▶ YOUR TASK: Below are records that hold pictures; write out only the lines from their start through the line with "46.0, 30.4, 29.4, 4.7, 4.4, 9.6, 12.9, 9.9, -4.3, 0.0]", exactly, and drop the pictures.
□ □ □ □ □ □ □
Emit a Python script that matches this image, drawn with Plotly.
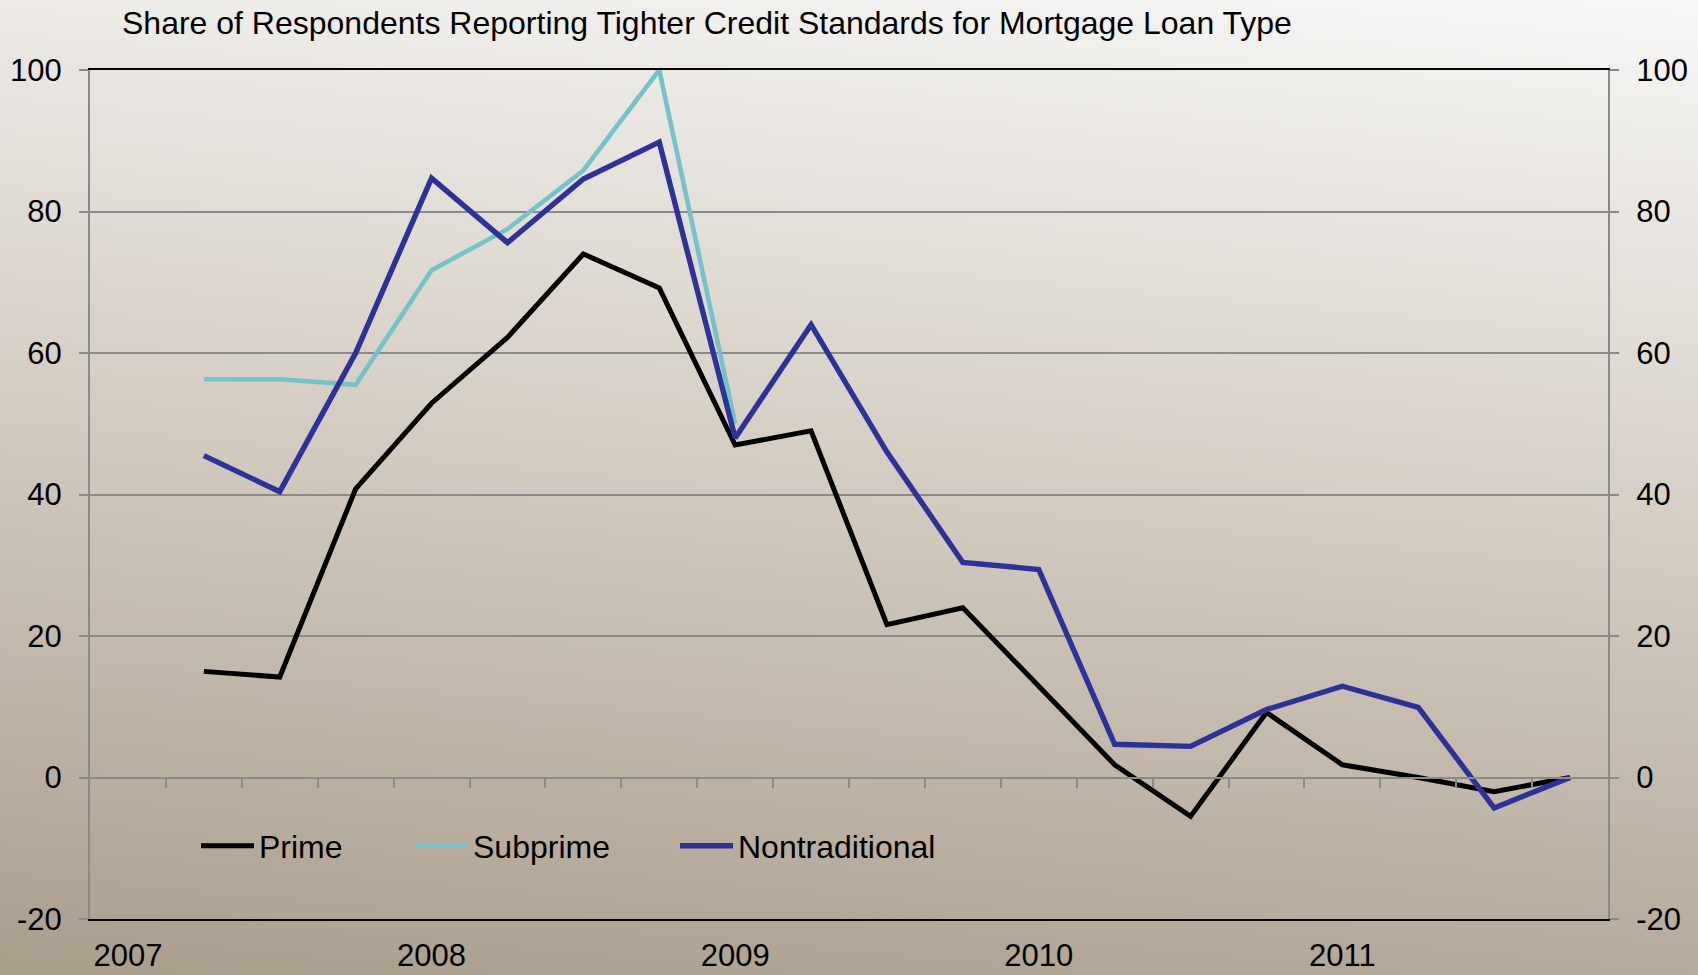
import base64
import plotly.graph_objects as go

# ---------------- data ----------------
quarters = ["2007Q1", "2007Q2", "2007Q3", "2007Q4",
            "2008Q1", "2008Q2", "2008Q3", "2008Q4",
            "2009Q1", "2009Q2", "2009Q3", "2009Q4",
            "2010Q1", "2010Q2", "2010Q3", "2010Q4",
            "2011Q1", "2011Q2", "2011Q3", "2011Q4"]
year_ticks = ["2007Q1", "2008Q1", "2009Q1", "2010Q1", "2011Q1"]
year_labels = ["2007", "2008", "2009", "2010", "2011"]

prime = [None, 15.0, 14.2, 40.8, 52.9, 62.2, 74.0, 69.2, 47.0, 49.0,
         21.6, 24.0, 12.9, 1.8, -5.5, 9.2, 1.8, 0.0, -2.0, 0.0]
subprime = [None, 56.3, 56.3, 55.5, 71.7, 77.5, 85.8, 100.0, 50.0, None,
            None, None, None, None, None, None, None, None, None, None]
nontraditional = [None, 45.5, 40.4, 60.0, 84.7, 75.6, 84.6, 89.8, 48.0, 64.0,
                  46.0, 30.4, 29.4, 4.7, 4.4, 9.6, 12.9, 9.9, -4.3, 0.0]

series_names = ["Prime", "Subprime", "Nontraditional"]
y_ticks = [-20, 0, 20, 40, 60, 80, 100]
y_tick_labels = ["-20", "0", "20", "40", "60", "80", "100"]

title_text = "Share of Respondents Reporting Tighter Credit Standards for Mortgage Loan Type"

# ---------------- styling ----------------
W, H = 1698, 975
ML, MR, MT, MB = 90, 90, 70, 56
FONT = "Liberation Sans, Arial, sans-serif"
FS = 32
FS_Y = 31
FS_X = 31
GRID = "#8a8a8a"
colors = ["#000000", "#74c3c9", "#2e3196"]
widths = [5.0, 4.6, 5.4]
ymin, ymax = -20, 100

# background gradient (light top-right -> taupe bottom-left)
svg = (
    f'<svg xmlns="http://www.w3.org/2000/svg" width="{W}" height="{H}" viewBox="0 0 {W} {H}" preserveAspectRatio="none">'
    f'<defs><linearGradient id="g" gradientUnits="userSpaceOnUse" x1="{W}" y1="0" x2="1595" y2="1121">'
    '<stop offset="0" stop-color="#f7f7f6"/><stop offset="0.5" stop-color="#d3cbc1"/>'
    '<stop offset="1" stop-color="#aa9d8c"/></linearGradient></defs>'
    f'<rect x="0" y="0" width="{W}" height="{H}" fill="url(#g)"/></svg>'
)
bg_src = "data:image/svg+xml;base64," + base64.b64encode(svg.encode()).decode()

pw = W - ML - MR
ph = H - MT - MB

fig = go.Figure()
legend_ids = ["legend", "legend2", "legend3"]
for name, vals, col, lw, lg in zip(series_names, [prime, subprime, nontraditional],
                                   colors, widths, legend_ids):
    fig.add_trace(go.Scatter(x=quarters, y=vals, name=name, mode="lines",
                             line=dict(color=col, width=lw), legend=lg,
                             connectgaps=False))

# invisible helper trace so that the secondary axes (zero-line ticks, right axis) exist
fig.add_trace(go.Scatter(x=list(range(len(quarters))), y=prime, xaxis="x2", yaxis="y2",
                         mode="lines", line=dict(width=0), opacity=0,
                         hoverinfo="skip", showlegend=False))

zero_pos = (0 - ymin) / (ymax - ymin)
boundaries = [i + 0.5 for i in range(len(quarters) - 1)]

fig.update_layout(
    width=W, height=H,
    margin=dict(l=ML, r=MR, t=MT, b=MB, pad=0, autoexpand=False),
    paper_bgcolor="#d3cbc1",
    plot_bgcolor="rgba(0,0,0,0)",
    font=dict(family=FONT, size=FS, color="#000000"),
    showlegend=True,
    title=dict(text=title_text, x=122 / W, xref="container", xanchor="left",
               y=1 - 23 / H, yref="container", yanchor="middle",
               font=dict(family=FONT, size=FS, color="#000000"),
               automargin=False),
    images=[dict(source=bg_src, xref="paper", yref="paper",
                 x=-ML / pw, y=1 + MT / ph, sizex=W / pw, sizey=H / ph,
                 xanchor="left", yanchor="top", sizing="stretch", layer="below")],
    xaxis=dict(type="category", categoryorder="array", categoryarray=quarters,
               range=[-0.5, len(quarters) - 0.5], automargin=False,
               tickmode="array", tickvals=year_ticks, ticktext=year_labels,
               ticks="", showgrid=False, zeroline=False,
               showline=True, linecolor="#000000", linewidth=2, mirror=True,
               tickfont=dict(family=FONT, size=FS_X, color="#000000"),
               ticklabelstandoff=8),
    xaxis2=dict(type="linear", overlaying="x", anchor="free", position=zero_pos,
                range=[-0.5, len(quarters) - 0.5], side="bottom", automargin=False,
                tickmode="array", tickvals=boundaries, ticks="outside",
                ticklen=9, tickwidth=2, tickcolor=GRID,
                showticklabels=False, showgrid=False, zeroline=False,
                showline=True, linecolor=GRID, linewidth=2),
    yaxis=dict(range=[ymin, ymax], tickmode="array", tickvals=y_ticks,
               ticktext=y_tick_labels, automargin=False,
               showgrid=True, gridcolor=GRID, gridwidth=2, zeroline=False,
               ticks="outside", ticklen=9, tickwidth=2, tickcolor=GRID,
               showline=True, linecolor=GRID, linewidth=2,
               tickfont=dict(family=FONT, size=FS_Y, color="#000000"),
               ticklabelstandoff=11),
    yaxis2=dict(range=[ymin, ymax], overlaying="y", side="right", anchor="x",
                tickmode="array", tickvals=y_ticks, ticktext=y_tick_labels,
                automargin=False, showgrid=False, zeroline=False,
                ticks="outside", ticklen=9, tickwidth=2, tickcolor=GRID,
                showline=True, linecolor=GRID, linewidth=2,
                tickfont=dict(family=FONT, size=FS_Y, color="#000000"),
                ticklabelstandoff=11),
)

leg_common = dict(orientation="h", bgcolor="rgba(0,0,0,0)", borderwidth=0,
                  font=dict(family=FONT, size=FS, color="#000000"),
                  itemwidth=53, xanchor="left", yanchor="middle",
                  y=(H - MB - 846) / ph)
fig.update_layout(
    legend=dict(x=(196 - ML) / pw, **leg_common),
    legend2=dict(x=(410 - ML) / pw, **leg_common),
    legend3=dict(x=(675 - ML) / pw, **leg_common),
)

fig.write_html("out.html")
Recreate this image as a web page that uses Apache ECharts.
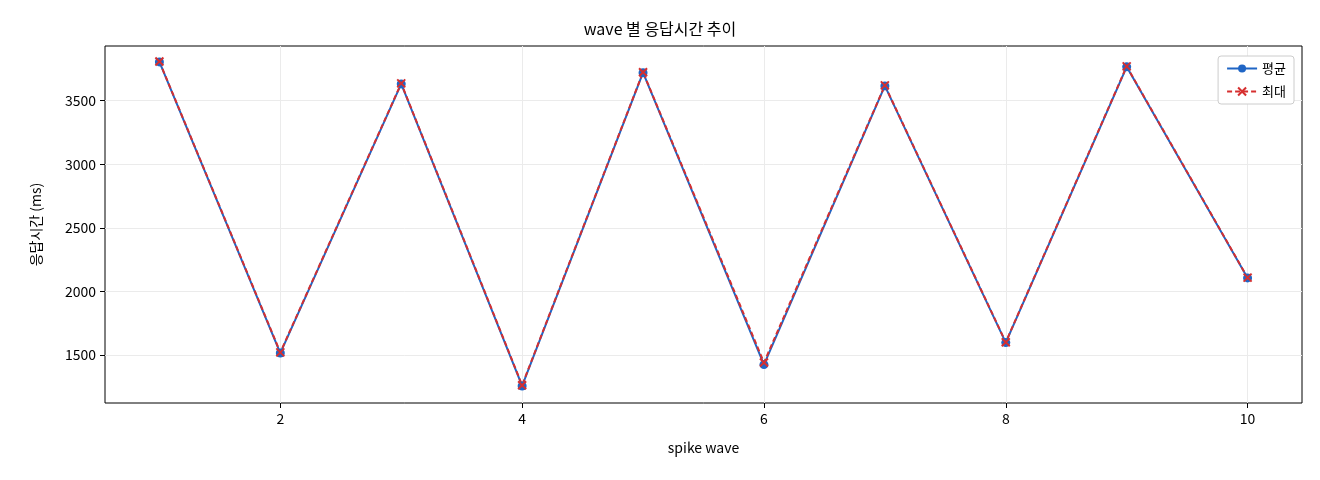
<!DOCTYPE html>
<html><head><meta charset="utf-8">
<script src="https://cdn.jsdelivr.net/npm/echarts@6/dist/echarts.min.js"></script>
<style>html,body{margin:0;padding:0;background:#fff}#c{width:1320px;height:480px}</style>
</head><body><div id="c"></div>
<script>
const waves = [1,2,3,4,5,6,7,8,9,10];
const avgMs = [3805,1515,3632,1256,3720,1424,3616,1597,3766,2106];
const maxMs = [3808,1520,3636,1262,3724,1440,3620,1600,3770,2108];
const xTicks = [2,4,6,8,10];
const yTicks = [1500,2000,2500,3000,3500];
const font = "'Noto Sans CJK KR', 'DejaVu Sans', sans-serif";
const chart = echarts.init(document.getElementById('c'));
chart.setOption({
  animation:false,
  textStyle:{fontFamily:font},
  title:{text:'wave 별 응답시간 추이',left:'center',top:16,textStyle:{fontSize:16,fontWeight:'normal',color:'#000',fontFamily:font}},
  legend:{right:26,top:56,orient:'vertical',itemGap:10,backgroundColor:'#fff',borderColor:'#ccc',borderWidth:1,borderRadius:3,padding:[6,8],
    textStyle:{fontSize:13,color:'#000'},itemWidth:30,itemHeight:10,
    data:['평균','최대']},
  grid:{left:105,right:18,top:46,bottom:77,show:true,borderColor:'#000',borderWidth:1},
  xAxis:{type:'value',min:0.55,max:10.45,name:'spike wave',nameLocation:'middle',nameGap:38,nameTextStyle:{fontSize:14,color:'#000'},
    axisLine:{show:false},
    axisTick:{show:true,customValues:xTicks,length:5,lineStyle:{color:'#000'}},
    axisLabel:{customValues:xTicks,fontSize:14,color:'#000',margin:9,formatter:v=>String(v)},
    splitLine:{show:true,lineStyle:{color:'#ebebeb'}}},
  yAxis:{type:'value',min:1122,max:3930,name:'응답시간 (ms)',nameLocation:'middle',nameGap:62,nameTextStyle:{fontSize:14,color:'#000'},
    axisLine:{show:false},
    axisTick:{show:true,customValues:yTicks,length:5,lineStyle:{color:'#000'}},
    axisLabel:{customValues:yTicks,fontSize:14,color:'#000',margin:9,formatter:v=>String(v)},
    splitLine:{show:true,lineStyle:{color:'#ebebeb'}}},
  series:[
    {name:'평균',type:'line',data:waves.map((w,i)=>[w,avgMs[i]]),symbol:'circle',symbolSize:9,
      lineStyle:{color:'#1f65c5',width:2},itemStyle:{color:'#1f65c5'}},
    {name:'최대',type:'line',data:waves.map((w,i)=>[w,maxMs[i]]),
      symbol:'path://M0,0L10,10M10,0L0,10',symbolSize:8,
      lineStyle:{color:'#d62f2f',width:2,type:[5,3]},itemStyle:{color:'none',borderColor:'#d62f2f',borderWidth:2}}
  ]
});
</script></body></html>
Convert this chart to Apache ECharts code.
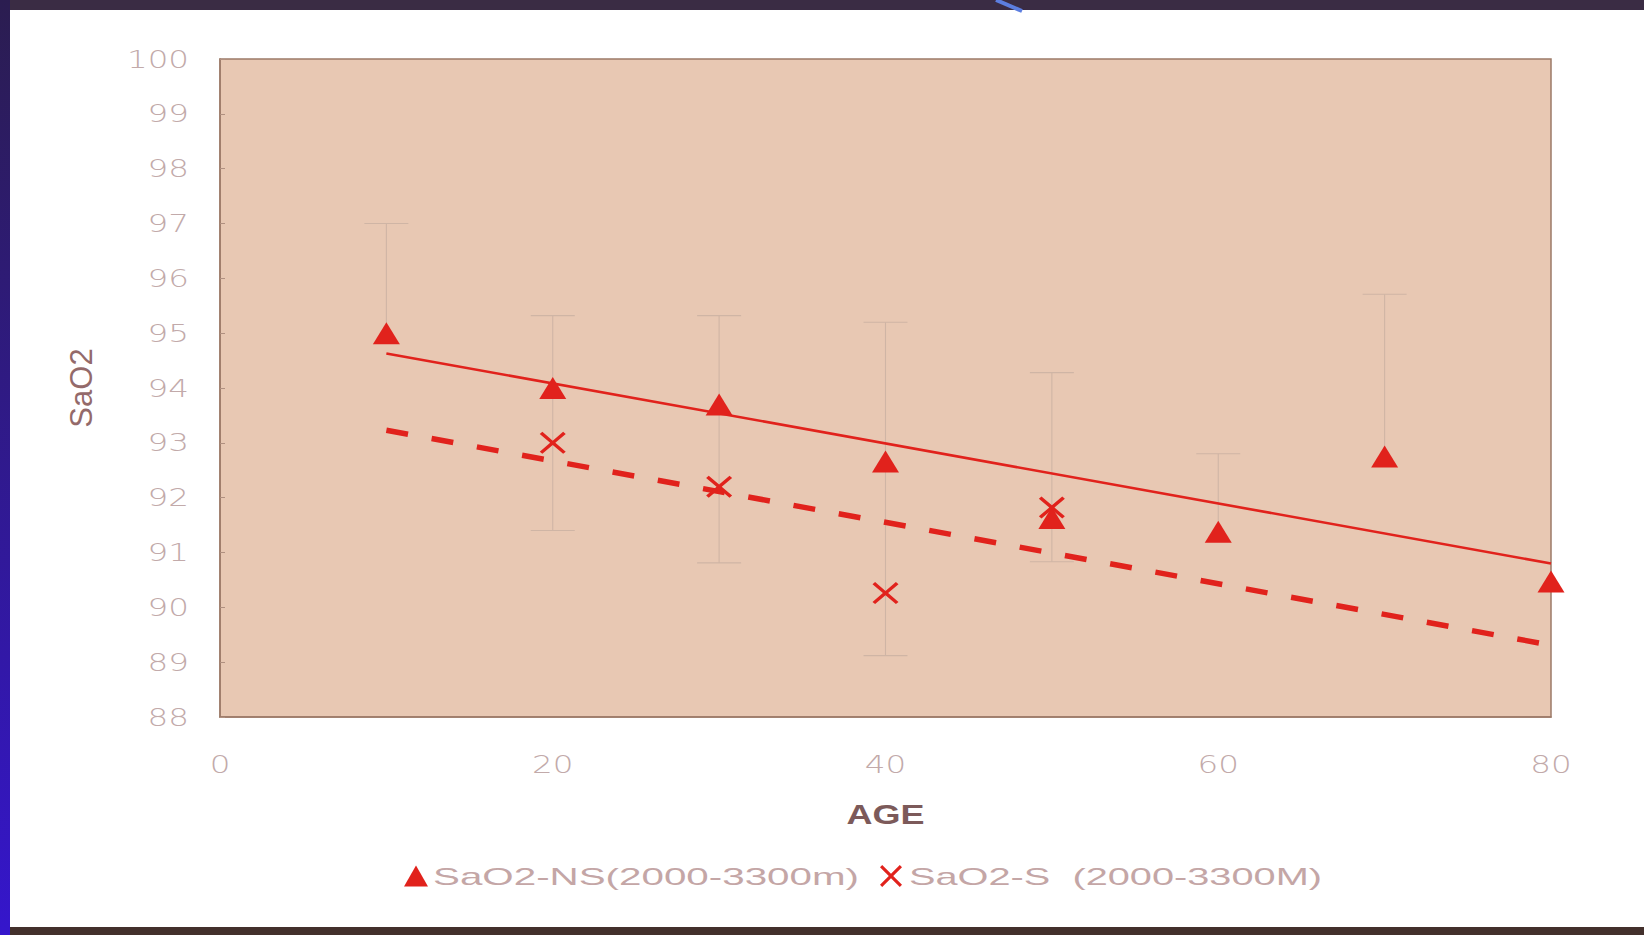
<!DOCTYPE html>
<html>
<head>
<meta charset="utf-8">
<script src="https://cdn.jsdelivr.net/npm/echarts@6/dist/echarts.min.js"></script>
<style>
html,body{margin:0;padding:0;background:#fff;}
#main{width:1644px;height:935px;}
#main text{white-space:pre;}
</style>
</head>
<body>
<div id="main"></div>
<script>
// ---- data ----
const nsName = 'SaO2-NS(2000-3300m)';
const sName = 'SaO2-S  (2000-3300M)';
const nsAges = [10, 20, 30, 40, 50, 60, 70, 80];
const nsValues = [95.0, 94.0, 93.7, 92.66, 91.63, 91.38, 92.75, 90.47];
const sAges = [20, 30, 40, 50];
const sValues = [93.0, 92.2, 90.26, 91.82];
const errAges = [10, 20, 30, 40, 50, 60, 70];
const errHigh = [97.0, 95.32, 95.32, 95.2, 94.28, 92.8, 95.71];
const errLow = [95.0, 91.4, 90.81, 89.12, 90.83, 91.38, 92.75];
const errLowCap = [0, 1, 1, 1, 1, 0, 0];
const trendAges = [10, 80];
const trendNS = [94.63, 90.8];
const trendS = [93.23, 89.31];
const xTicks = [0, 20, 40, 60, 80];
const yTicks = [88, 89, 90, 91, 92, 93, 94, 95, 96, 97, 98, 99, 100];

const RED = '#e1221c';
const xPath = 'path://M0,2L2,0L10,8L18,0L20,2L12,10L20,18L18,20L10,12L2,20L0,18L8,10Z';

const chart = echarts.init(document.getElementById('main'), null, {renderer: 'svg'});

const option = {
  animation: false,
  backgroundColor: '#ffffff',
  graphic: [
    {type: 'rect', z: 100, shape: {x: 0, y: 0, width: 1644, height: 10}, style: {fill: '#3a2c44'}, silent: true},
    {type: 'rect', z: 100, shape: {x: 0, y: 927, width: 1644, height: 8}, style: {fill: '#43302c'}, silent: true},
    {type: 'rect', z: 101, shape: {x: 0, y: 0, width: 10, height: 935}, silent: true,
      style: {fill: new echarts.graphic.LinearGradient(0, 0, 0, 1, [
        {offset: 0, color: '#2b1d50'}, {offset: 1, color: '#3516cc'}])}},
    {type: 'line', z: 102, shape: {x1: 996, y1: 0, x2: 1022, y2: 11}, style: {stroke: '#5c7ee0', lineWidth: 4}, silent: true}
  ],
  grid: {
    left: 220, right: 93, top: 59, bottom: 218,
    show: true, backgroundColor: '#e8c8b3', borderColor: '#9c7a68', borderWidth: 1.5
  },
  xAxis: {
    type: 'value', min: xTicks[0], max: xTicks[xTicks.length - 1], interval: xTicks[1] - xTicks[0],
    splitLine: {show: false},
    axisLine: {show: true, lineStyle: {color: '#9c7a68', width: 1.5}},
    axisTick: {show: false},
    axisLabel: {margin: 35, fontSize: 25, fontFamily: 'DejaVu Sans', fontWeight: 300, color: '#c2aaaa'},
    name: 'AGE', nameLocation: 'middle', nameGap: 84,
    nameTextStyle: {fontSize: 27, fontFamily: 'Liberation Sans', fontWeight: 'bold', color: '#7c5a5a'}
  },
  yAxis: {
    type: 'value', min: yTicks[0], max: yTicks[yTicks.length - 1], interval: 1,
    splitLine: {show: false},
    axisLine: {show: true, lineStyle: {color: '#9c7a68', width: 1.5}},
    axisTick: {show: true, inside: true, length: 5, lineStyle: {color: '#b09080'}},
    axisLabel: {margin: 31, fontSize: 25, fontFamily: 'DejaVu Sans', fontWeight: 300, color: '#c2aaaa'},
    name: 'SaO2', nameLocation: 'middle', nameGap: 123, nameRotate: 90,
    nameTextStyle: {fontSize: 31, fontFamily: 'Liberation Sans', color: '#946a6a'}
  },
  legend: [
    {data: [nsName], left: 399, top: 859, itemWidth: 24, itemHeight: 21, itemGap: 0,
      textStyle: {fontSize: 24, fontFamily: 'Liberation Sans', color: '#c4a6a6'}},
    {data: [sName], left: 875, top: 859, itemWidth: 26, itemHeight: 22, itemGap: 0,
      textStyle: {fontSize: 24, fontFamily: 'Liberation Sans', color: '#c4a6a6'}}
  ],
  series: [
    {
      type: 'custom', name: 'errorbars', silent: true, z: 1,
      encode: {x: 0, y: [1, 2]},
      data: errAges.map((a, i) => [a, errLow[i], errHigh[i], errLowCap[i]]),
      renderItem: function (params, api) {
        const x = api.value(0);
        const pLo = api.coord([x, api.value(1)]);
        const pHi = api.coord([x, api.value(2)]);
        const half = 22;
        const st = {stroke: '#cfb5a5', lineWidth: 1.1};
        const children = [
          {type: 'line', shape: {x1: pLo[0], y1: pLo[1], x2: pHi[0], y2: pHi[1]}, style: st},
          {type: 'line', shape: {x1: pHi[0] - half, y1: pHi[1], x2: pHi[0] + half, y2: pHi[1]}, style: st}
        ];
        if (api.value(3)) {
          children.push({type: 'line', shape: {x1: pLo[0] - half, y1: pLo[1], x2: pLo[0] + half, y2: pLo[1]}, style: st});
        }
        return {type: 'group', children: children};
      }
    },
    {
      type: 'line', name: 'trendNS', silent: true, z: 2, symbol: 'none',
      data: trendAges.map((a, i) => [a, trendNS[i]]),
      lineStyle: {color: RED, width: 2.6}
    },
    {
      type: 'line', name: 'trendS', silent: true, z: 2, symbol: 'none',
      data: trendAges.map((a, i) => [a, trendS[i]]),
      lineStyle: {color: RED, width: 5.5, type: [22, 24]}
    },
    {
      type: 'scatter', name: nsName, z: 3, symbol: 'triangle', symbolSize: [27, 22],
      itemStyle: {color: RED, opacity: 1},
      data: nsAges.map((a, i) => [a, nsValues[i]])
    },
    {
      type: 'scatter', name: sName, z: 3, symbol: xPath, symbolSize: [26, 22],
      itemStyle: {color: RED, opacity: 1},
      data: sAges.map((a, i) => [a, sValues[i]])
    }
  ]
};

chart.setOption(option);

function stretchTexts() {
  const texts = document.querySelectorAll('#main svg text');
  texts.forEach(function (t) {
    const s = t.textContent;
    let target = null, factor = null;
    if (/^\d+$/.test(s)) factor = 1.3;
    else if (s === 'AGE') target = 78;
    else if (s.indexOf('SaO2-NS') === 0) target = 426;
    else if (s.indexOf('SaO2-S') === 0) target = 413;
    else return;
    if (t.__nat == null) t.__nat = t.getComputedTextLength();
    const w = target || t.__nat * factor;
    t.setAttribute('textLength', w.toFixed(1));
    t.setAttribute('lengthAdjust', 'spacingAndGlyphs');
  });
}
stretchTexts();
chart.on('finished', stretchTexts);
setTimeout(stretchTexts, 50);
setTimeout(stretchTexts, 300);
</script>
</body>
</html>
□ □ □ □ □ □ □
▶ SOLUTION FOR THIS TASK:
Emit a Python script that matches this image, drawn with Plotly.
import base64
import plotly.graph_objects as go

# ---------------- data ----------------
quarters = ["2007Q1", "2007Q2", "2007Q3", "2007Q4",
            "2008Q1", "2008Q2", "2008Q3", "2008Q4",
            "2009Q1", "2009Q2", "2009Q3", "2009Q4",
            "2010Q1", "2010Q2", "2010Q3", "2010Q4",
            "2011Q1", "2011Q2", "2011Q3", "2011Q4"]
year_ticks = ["2007Q1", "2008Q1", "2009Q1", "2010Q1", "2011Q1"]
year_labels = ["2007", "2008", "2009", "2010", "2011"]

prime = [None, 15.0, 14.2, 40.8, 52.9, 62.2, 74.0, 69.2, 47.0, 49.0,
         21.6, 24.0, 12.9, 1.8, -5.5, 9.2, 1.8, 0.0, -2.0, 0.0]
subprime = [None, 56.3, 56.3, 55.5, 71.7, 77.5, 85.8, 100.0, 50.0, None,
            None, None, None, None, None, None, None, None, None, None]
nontraditional = [None, 45.5, 40.4, 60.0, 84.7, 75.6, 84.6, 89.8, 48.0, 64.0,
                  46.0, 30.4, 29.4, 4.7, 4.4, 9.6, 12.9, 9.9, -4.3, 0.0]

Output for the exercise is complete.